Within the Lukumi faith, Olofin is therefore the highest knowable aspect of divinity, the most elevated force that humans can attempt to conceptualize. He is humankind's personal God.
Praise names for Olorun/Olodumare/Olofin:
Alabosudaye (Extensive protector of the earth)
This, one of the most well known praise names of Olorun, directly refutes the misconception of the Supreme Being as a remote and distant deity. As "extensive protector of the earth," Olorun is interested in the welfare of the planet and its inhabitants on the greater scale. Olorun sees and acts in relation to the big picture. This is why the events that occur in our world often baffle us. Olorun works in mysterious ways.
Alabosunife (Extensive protector of the city of Ife)
Ife is the Yoruba Eden, the point from which all life began. Olorun, as protector of Ife, looks after life from its source.
Elemi (Owner of breath)
Olorun is the only divine being who can directly give life. When an individual's body has been formed and destiny has been chosen, Olorun is the one who breaths life into their body. In addition to "breath," emi can also be translated to mean "spirit" or "life force." Olorun gives us not only the breath of life but also our soul.
Olojo Oni (Owner of this day)
God creates each day and each moment anew. One must never forget that regardless of which Orisha or Egun or spirit guide exerts its influence in a given day, the true owner of the world is and always will be Olorun.
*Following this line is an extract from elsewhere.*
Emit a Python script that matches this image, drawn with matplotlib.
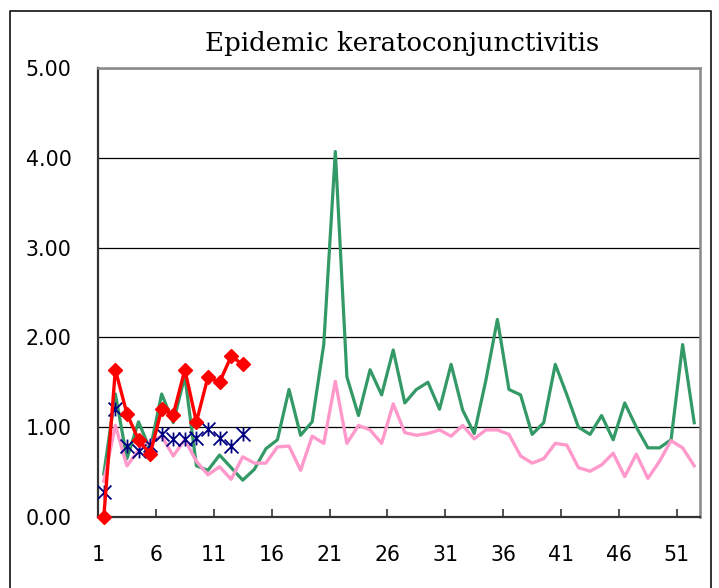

There is no being who is not mandated to bow to the omniscience, omnipresence, and supreme authority of God.
Oyigiyigi Ota Aiku (The immovable stone that does not die)
Alaye (The one who lives)
Both of these names refer to the immortality of God. The fundamental religious belief of the Yoruba is that of continuous creation. Energy cannot be destroyed; only its form can be altered. No matter what single element of God is destroyed, whether it be an individual, a river, or an entire species, God in His/Her entirety will continue to exist and create.
In the words of a popular Yoruba proverb: Ishe Olua kole baje o--The work of the Lord (that which God has made) cannot be brought down (can't be destroyed).